Honoring Matriarchs, Shifting Narratives
The choice to focus on living matriarchs was intentional. Each woman depicted is older than I am, rooted in deep generational knowledge, and has dedicated her life to strengthening community—often without public recognition. The number 13 refers not only to lineage and propagation of wisdom, but also to my own Powhatan tribal teachings about responsibility to past and future generations.
You can read more about the matriarchs featured in this work in Manifest Differently: Our Matriarchs.

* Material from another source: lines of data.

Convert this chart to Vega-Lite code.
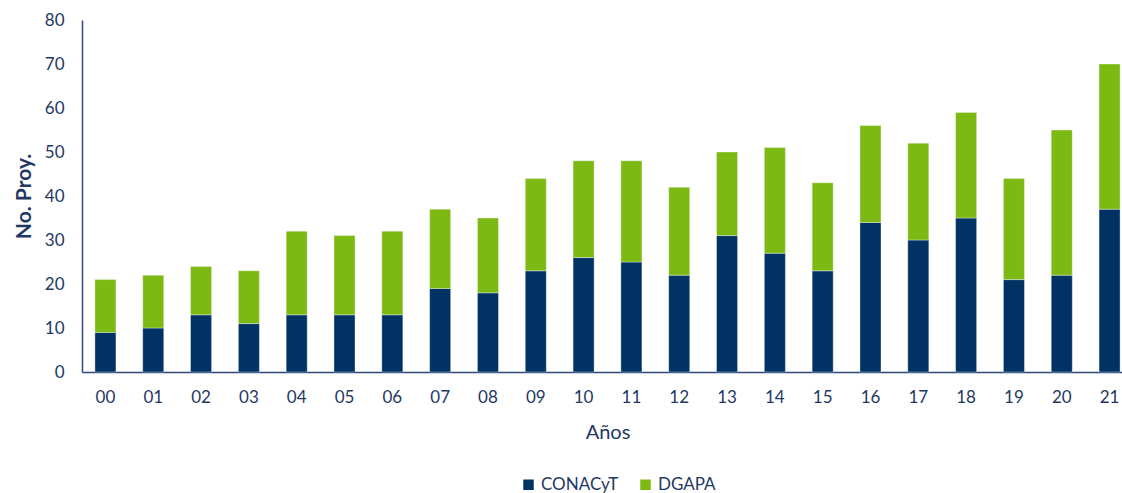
{
  "$schema": "https://vega.github.io/schema/vega-lite/v6.json",
  "width": 1040,
  "height": 352,
  "autosize": "none",
  "padding": {"left": 82, "top": 20, "right": 0, "bottom": 121},
  "background": "white",
  "config": {"view": {"stroke": null}, "font": "Lato"},
  "data": {
    "values": [
      {"year": "00", "source": "CONACyT", "value": 9}, {"year": "00", "source": "DGAPA", "value": 12},
      {"year": "01", "source": "CONACyT", "value": 10}, {"year": "01", "source": "DGAPA", "value": 12},
      {"year": "02", "source": "CONACyT", "value": 13}, {"year": "02", "source": "DGAPA", "value": 11},
      {"year": "03", "source": "CONACyT", "value": 11}, {"year": "03", "source": "DGAPA", "value": 12},
      {"year": "04", "source": "CONACyT", "value": 13}, {"year": "04", "source": "DGAPA", "value": 19},
      {"year": "05", "source": "CONACyT", "value": 13}, {"year": "05", "source": "DGAPA", "value": 18},
      {"year": "06", "source": "CONACyT", "value": 13}, {"year": "06", "source": "DGAPA", "value": 19},
      {"year": "07", "source": "CONACyT", "value": 19}, {"year": "07", "source": "DGAPA", "value": 18},
      {"year": "08", "source": "CONACyT", "value": 18}, {"year": "08", "source": "DGAPA", "value": 17},
      {"year": "09", "source": "CONACyT", "value": 23}, {"year": "09", "source": "DGAPA", "value": 21},
      {"year": "10", "source": "CONACyT", "value": 26}, {"year": "10", "source": "DGAPA", "value": 22},
      {"year": "11", "source": "CONACyT", "value": 25}, {"year": "11", "source": "DGAPA", "value": 23},
      {"year": "12", "source": "CONACyT", "value": 22}, {"year": "12", "source": "DGAPA", "value": 20},
      {"year": "13", "source": "CONACyT", "value": 31}, {"year": "13", "source": "DGAPA", "value": 19},
      {"year": "14", "source": "CONACyT", "value": 27}, {"year": "14", "source": "DGAPA", "value": 24},
      {"year": "15", "source": "CONACyT", "value": 23}, {"year": "15", "source": "DGAPA", "value": 20},
      {"year": "16", "source": "CONACyT", "value": 34}, {"year": "16", "source": "DGAPA", "value": 22},
      {"year": "17", "source": "CONACyT", "value": 30}, {"year": "17", "source": "DGAPA", "value": 22},
      {"year": "18", "source": "CONACyT", "value": 35}, {"year": "18", "source": "DGAPA", "value": 24},
      {"year": "19", "source": "CONACyT", "value": 21}, {"year": "19", "source": "DGAPA", "value": 23},
      {"year": "20", "source": "CONACyT", "value": 22}, {"year": "20", "source": "DGAPA", "value": 33},
      {"year": "21", "source": "CONACyT", "value": 37}, {"year": "21", "source": "DGAPA", "value": 33}
    ]
  },
  "mark": {"type": "bar", "stroke": "#ffffff", "strokeWidth": 0.6, "strokeOpacity": 0.6},
  "encoding": {
    "x": {
      "field": "year",
      "type": "ordinal",
      "scale": {"range": [0, 1051], "paddingInner": 0.56, "paddingOuter": 0.27},
      "axis": {
        "title": "Años",
        "labelAngle": 0,
        "labelFont": "Lato",
        "labelFontSize": 17,
        "labelColor": "#1f3864",
        "labelPadding": 17,
        "ticks": false,
        "domainColor": "#2e4a7d",
        "domainWidth": 1.5,
        "titleFont": "Lato",
        "titleFontSize": 20,
        "titleFontWeight": "normal",
        "titleColor": "#1f3864",
        "titlePadding": 17
      }
    },
    "y": {
      "field": "value",
      "type": "quantitative",
      "stack": "zero",
      "scale": {"domain": [0, 80]},
      "axis": {
        "title": "No. Proy.",
        "values": [0, 10, 20, 30, 40, 50, 60, 70, 80],
        "grid": false,
        "ticks": false,
        "labelFont": "Lato",
        "labelFontSize": 17,
        "labelColor": "#1f3864",
        "labelPadding": 18,
        "domainColor": "#2e4a7d",
        "domainWidth": 1.5,
        "titleFont": "Lato",
        "titleFontSize": 21,
        "titleFontWeight": "bold",
        "titleColor": "#1f3864",
        "titlePadding": 10
      }
    },
    "color": {
      "field": "source",
      "type": "nominal",
      "scale": {"domain": ["CONACyT", "DGAPA"], "range": ["#003263", "#7cb913"]},
      "legend": {
        "title": null,
        "orient": "none",
        "legendX": 438,
        "legendY": 456,
        "direction": "horizontal",
        "symbolType": "square",
        "symbolSize": 110,
        "symbolStrokeWidth": 0,
        "labelFont": "Lato",
        "labelFontSize": 17,
        "labelColor": "#1f3864",
        "columnPadding": 18,
        "labelOffset": 4
      }
    },
    "order": {"field": "source", "sort": "ascending"}
  }
}
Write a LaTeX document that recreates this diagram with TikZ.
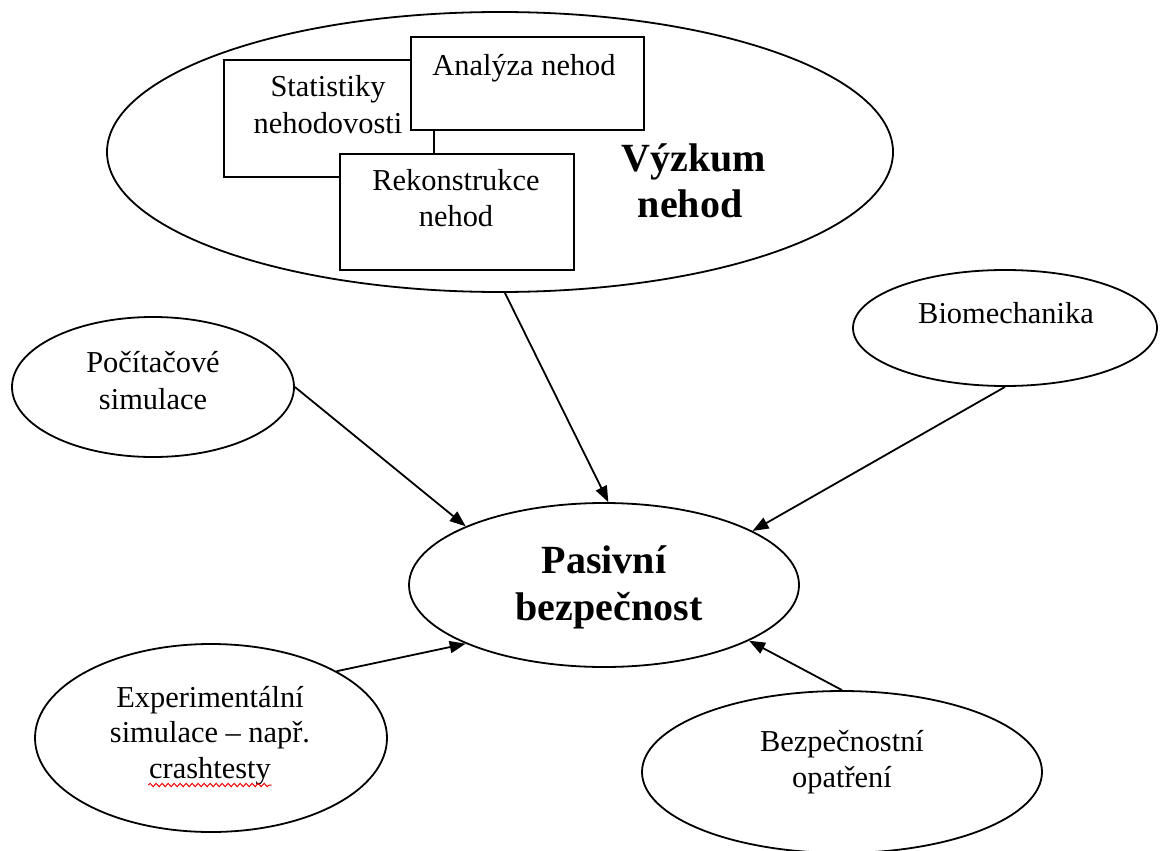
\documentclass[tikz,border=0pt]{standalone}
\usepackage{fontspec}
\setmainfont{Liberation Serif}
\usetikzlibrary{arrows.meta,shapes.geometric,decorations.pathmorphing}
\begin{document}
\begin{tikzpicture}[x=0.5pt,y=-0.5pt,
  line width=0.9pt,
  bubble/.style={draw, ellipse, inner sep=0pt, fill=white},
  panel/.style={draw, rectangle, inner sep=0pt, fill=white, anchor=north west},
  txt/.style={anchor=base, inner sep=0pt, font=\fontsize{15.2}{18}\selectfont},
  head/.style={anchor=base, inner sep=0pt, font=\fontsize{20}{24}\selectfont\bfseries},
  link/.style={-{Triangle[length=8pt,width=6pt]}},
  spell/.style={draw=red, line width=0.5pt, decorate,
    decoration={snake, amplitude=0.8pt, segment length=3pt}}
]
\useasboundingbox (0,0) rectangle (1160,850);

% accident research with its three overlapping panels
\node[bubble, minimum width=393pt, minimum height=140pt] (research) at (500,152) {};
\node[panel, minimum width=105pt, minimum height=58.5pt] (stat) at (223,59) {};
\node[panel, minimum width=116.5pt, minimum height=46.5pt] (anal) at (410,36) {};
\node[panel, minimum width=117pt, minimum height=58pt] (rek) at (339,153) {};

\node[txt] (statA) at (328,97) {Statistiky};
\node[txt] (statB) at (328,134) {nehodovosti};
\node[txt] (analA) at (524,76) {Analýza nehod};
\node[txt] (rekA) at (456,191) {Rekonstrukce};
\node[txt] (rekB) at (456,227) {nehod};
\node[head] (vyzA) at (694,172) {Výzkum};
\node[head] (vyzB) at (690,218) {nehod};

% surrounding topics
\node[bubble, minimum width=141pt, minimum height=70pt] (pc) at (153,387) {};
\node[txt] (pcA) at (153,372) {Počítačové};
\node[txt] (pcB) at (153,409) {simulace};

\node[bubble, minimum width=152pt, minimum height=58pt] (bio) at (1005,328) {};
\node[txt] (bioA) at (1006,323) {Biomechanika};

\node[bubble, minimum width=176pt, minimum height=94pt] (exp) at (211,738) {};
\node[txt] (expA) at (210,707) {Experimentální};
\node[txt] (expB) at (210,742) {simulace – např.};
\node[txt] (expC) at (210,778) {crashtesty};
\draw[spell] ([yshift=-3.5pt]expC.base west) -- ([yshift=-3.5pt]expC.base east);

\node[bubble, minimum width=200pt, minimum height=81pt] (bez) at (842,772) {};
\node[txt] (bezA) at (842,751) {Bezpečnostní};
\node[txt] (bezB) at (842,787) {opatření};

% central topic
\node[bubble, minimum width=195pt, minimum height=82pt] (pas) at (604,585) {};
\node[head] (pasA) at (604,573) {Pasivní};
\node[head] (pasB) at (609,620) {bezpečnost};

% influences
\draw[link] (research.272) -- (pas.87);
\draw[link] (pc.east) -- (pas.157);
\draw[link] (bio.south) -- (pas.20);
\draw[link] (exp.28) -- (pas.203);
\draw[link] (bez.north) -- (pas.339);
\end{tikzpicture}
\end{document}
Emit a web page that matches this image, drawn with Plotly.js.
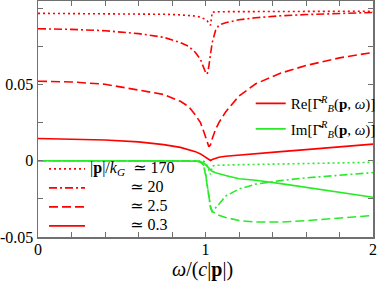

Mural Practice as Community Engagement
As Mission Local reported in 2023, I painted the mural every day in September and early October on Clarion Alley, which sits between Mission and Valencia streets—a historically rich passageway known for community murals and creative expression.
The piece was unveiled during an open celebration attended by many of the honorees themselves, community members, and artists participating in Manifest Differently.
Across the mural, hummingbirds carry red ribbons—symbols of ancestral presence—figuratively connecting those who came before with the lives and labors of those represented.

People featured in the mural include celebrated leaders such as Kim Shuck, Dr. LaNada War Jack, and Dr. Concha Saucedo Martinez, among others, illustrating the interconnected networks of resistance and resilience embedded in Indigenous and community life.
Manifest Differently: More than a Public Art Project
Manifest Differently itself interrogates the ongoing legacy of Manifest Destiny, unpacking how colonial expansion and structural violence continue to shape multiracial communities today. The project features 38 multigenerational artists and poets, underscoring resistance and collective forward vision through exhibitions, poetry readings, and public programming.
This exhibition was presented across several influential Bay Area venues, including Artists’ Television Access (ATA) and Minnesota Street Project (MSP), bringing visibility to diverse creative voices and community narratives.
Art as Cultural Continuity and Social Power

My work is rooted in the belief that art is not just image—it is social documentation, care work, politics, and cultural continuity. The women I depicted do not simply represent individuals; they embody legacies of community care, resistance, and cultural transmission that inform how we understand place, history, and future possibility in the Bay Area.
By anchoring these voices within a widely accessible public mural, we shift narratives—from those that marginalize and silence, to those that acknowledge power, resilience, and shared belonging.
About the Author
Barbara Mumby Huerta is an interdisciplinary artist, cultural strategist, and equity-centered leader whose work uses public art to elevate community memory and collective healing. She lives and works in the San Francisco Bay Area.